WHAT THIS TASK INVOLVES - In the data below, find every line that has the string "chart", and copy it.

DATA SEGMENT -
----

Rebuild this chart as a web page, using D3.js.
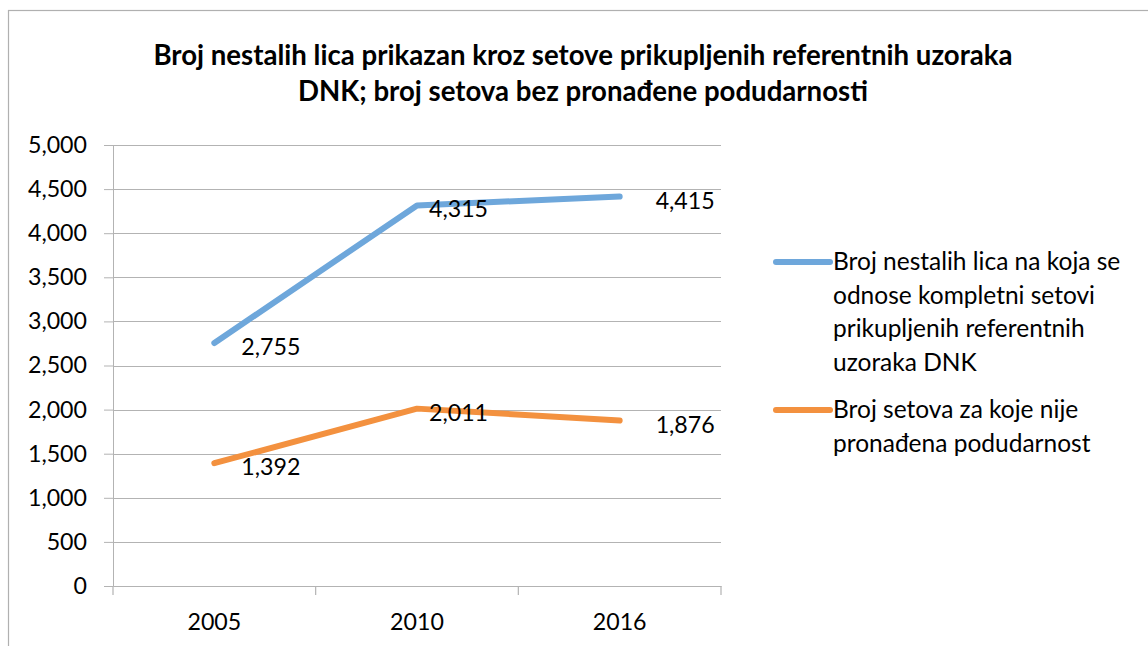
<!DOCTYPE html>
<html>
<head>
<meta charset="utf-8">
<script src="https://cdn.jsdelivr.net/npm/d3@7"></script>
<style>
  body { margin: 0; background: #fff; }
  text { font-family: Lato, "Open Sans", sans-serif; fill: #000; }
</style>
</head>
<body>
<div id="chart"></div>
<script>
const YEARS = ["2005", "2010", "2016"];
const COMPLETE_SETS = [2755, 4315, 4415];
const NO_MATCH_SETS = [1392, 2011, 1876];
const Y_TICKS = [0, 500, 1000, 1500, 2000, 2500, 3000, 3500, 4000, 4500, 5000];
const TITLE_LINES = [
  "Broj nestalih lica prikazan kroz setove prikupljenih referentnih uzoraka",
  "DNK; broj setova bez pronađene podudarnosti"
];
const SERIES_NAMES = [
  ["Broj nestalih lica na koja se", "odnose kompletni setovi", "prikupljenih referentnih", "uzoraka DNK"],
  ["Broj setova za koje nije", "pronađena podudarnost"]
];
const COLORS = ["#6ea7db", "#f3913f"];

const W = 1148, H = 646;
const FS = 23.2;      // numbers
const FS_LEG = 24.5;  // legend
const LABEL_DX = [27, 12, 36]; // data label nudge per category
const margin = { top: 145, left: 113, right: W - 721, bottom: H - 586 };
const width = W - margin.left - margin.right,
      height = H - margin.top - margin.bottom;

const root = d3.select("#chart").append("svg")
  .attr("width", W).attr("height", H);

// outer chart frame
root.append("rect")
  .attr("x", 8.5).attr("y", 10.5)
  .attr("width", W + 10).attr("height", H + 10)
  .attr("fill", "none").attr("stroke", "#b0b0b0").attr("stroke-width", 1.2);

// title
root.append("g").selectAll("text")
  .data(TITLE_LINES)
  .join("text")
  .attr("x", 583).attr("y", (d, i) => 65 + i * 36)
  .attr("text-anchor", "middle")
  .attr("font-weight", "bold")
  .attr("font-size", 27.6)
  .text(d => d);

const svg = root.append("g")
  .attr("transform", `translate(${margin.left}, ${margin.top})`);

/* -------------------- SCALES -------------------- */
const x = d3.scaleBand().domain(YEARS).range([0, width]);
const y = d3.scaleLinear().domain([0, 5000]).range([height, 0]);

// gridlines + y axis
const yAxis = svg.append("g")
  .call(d3.axisLeft(y).tickValues(Y_TICKS).tickSize(9).tickPadding(17).tickFormat(d3.format(",")));
yAxis.select(".domain").attr("stroke", "#b3b3b3");
yAxis.selectAll(".tick line").attr("stroke", "#b3b3b3");
yAxis.selectAll(".tick text").attr("font-size", FS).style("font-family", "Lato, sans-serif");

svg.append("g").selectAll("line")
  .data(Y_TICKS.filter(d => d > 0))
  .join("line")
  .attr("x1", 0).attr("x2", width)
  .attr("y1", d => Math.round(y(d)) + 0.5).attr("y2", d => Math.round(y(d)) + 0.5)
  .attr("stroke", "#b3b3b3").attr("stroke-width", 1.2);

// x axis
const xAxis = svg.append("g")
  .attr("transform", `translate(0, ${height})`)
  .call(d3.axisBottom(x).tickSize(0).tickPadding(28));
xAxis.select(".domain").attr("stroke", "#b3b3b3").attr("stroke-width", 1.2);
xAxis.selectAll(".tick text").attr("font-size", FS).style("font-family", "Lato, sans-serif");
svg.append("g").selectAll("line")
  .data([0, 1, 2, 3])
  .join("line")
  .attr("x1", i => i * x.step()).attr("x2", i => i * x.step())
  .attr("y1", height).attr("y2", height + 9)
  .attr("stroke", "#b3b3b3").attr("stroke-width", 1.2);

/* -------------------- LINES -------------------- */
const allSeries = [COMPLETE_SETS, NO_MATCH_SETS];
const line = d3.line()
  .x((d, i) => x(YEARS[i]) + x.bandwidth() / 2)
  .y(d => y(d));

allSeries.forEach((vals, s) => {
  svg.append("path")
    .datum(vals)
    .attr("d", line)
    .attr("fill", "none")
    .attr("stroke", COLORS[s])
    .attr("stroke-width", 6)
    .attr("stroke-linecap", "round")
    .attr("stroke-linejoin", "round");

  svg.append("g").selectAll("text")
    .data(vals)
    .join("text")
    .attr("x", (d, i) => x(YEARS[i]) + x.bandwidth() / 2 + LABEL_DX[i])
    .attr("y", d => y(d) + 12)
    .attr("font-size", FS)
    .text(d => d3.format(",")(d));
});

/* -------------------- LEGEND -------------------- */
const legendTop = [262, 410];
SERIES_NAMES.forEach((lines, s) => {
  const g = root.append("g");
  g.append("line")
    .attr("x1", 776).attr("x2", 830)
    .attr("y1", legendTop[s]).attr("y2", legendTop[s])
    .attr("stroke", COLORS[s]).attr("stroke-width", 6)
    .attr("stroke-linecap", "round");
  g.selectAll("text")
    .data(lines)
    .join("text")
    .attr("x", 833)
    .attr("y", (d, i) => legendTop[s] + 8 + i * 33.5)
    .attr("font-size", FS_LEG)
    .text(d => d);
});
</script>
</body>
</html>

----

WORKED ANSWER -
Rebuild this chart as a web page, using D3.js.
<div id="chart"></div>
const root = d3.select("#chart").append("svg")
// outer chart frame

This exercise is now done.